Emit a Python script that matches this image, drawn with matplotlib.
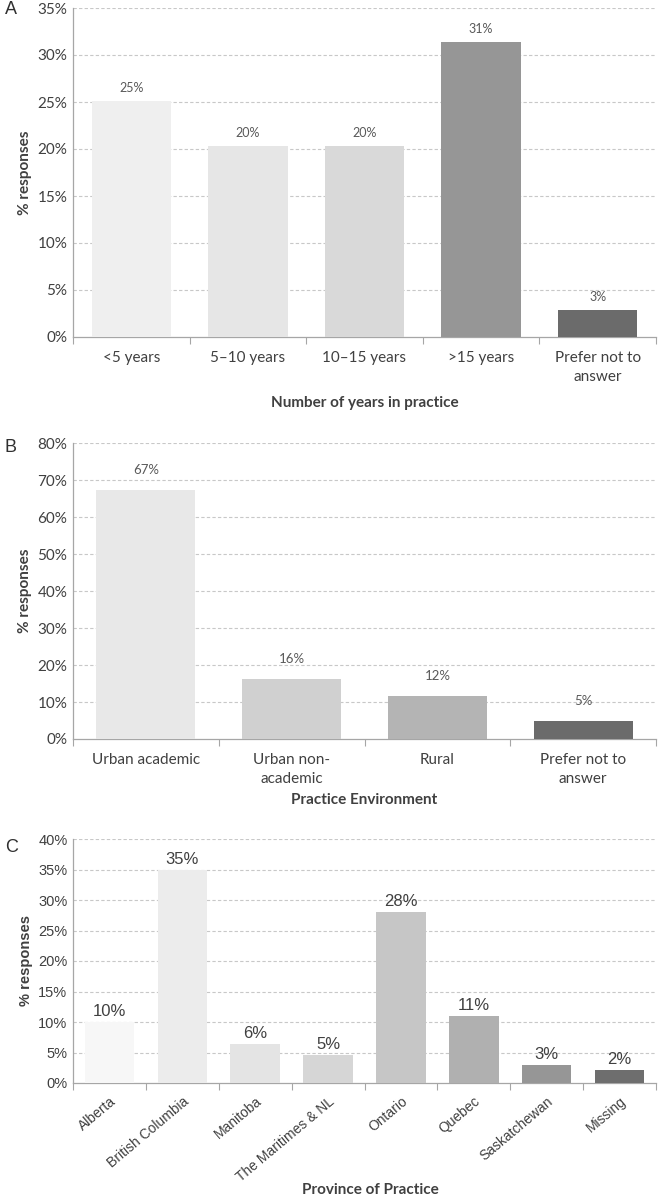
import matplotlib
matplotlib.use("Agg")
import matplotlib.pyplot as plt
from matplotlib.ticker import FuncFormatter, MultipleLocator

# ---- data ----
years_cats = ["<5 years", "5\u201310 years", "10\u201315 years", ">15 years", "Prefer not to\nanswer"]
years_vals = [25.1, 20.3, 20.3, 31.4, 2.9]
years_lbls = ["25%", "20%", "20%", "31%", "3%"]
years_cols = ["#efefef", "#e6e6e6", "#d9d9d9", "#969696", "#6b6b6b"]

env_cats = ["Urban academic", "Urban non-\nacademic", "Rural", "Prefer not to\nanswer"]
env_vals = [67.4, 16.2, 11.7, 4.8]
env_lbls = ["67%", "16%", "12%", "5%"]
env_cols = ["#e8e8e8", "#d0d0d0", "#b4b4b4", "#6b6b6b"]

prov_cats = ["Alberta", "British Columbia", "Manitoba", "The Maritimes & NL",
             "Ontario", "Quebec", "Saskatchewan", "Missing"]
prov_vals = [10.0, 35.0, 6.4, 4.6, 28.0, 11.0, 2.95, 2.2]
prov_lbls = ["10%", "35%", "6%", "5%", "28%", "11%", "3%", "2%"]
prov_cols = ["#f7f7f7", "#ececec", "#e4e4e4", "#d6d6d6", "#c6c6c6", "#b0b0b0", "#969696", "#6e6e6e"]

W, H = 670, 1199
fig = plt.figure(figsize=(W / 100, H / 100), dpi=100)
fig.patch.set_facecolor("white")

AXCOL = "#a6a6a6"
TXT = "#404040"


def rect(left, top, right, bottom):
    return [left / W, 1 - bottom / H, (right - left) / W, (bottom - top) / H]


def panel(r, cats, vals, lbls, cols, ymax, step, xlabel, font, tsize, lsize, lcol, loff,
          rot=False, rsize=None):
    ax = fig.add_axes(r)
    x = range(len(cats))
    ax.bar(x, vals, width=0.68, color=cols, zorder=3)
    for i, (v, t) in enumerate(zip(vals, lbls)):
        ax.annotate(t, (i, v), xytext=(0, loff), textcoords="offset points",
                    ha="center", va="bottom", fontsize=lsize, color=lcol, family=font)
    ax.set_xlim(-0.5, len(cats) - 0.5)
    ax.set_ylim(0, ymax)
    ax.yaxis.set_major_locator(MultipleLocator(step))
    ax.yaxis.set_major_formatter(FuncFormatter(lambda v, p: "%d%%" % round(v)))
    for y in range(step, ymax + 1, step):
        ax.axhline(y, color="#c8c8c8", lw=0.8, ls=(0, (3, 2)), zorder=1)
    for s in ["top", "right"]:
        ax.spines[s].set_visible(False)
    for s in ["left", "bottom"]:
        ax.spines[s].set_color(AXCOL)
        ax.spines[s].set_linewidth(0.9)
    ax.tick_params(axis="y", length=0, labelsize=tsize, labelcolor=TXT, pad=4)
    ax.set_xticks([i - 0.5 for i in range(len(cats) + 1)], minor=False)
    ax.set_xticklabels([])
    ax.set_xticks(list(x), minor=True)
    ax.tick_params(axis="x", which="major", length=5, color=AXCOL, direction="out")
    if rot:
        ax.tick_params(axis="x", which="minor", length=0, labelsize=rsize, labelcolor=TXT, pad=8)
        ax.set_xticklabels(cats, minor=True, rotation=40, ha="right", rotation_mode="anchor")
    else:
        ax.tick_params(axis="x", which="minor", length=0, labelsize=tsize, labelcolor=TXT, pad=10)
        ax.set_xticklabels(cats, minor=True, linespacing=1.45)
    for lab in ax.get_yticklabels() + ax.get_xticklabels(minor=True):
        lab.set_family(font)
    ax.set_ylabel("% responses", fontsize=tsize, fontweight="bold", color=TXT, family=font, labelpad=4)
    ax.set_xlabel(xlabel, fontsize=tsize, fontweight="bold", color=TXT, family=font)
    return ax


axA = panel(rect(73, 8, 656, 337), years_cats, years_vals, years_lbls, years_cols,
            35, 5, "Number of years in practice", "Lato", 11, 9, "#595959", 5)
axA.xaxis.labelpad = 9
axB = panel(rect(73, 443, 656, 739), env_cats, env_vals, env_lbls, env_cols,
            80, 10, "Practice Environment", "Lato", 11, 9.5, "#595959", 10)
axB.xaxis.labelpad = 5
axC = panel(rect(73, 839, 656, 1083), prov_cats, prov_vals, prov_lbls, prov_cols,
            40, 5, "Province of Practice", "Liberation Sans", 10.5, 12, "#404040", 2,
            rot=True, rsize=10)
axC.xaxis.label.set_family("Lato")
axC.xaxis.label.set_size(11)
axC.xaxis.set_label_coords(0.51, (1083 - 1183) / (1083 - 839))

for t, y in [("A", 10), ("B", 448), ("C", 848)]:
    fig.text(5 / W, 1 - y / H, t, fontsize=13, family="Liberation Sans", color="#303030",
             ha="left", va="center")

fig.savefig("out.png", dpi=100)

★ ★ ★

- _THE PROBLEM_: Restate the data word for word from its first line through the line with "return [left /", leaving out any picture along the way.

- _EXERCISE RESULT_:
Emit a Python script that matches this image, drawn with matplotlib.
import matplotlib
matplotlib.use("Agg")
import matplotlib.pyplot as plt
from matplotlib.ticker import FuncFormatter, MultipleLocator

# ---- data ----
years_cats = ["<5 years", "5\u201310 years", "10\u201315 years", ">15 years", "Prefer not to\nanswer"]
years_vals = [25.1, 20.3, 20.3, 31.4, 2.9]
years_lbls = ["25%", "20%", "20%", "31%", "3%"]
years_cols = ["#efefef", "#e6e6e6", "#d9d9d9", "#969696", "#6b6b6b"]

env_cats = ["Urban academic", "Urban non-\nacademic", "Rural", "Prefer not to\nanswer"]
env_vals = [67.4, 16.2, 11.7, 4.8]
env_lbls = ["67%", "16%", "12%", "5%"]
env_cols = ["#e8e8e8", "#d0d0d0", "#b4b4b4", "#6b6b6b"]

prov_cats = ["Alberta", "British Columbia", "Manitoba", "The Maritimes & NL",
             "Ontario", "Quebec", "Saskatchewan", "Missing"]
prov_vals = [10.0, 35.0, 6.4, 4.6, 28.0, 11.0, 2.95, 2.2]
prov_lbls = ["10%", "35%", "6%", "5%", "28%", "11%", "3%", "2%"]
prov_cols = ["#f7f7f7", "#ececec", "#e4e4e4", "#d6d6d6", "#c6c6c6", "#b0b0b0", "#969696", "#6e6e6e"]

W, H = 670, 1199
fig = plt.figure(figsize=(W / 100, H / 100), dpi=100)
fig.patch.set_facecolor("white")

AXCOL = "#a6a6a6"
TXT = "#404040"


def rect(left, top, right, bottom):
    return [left / W, 1 - bottom / H, (right - left) / W, (bottom - top) / H]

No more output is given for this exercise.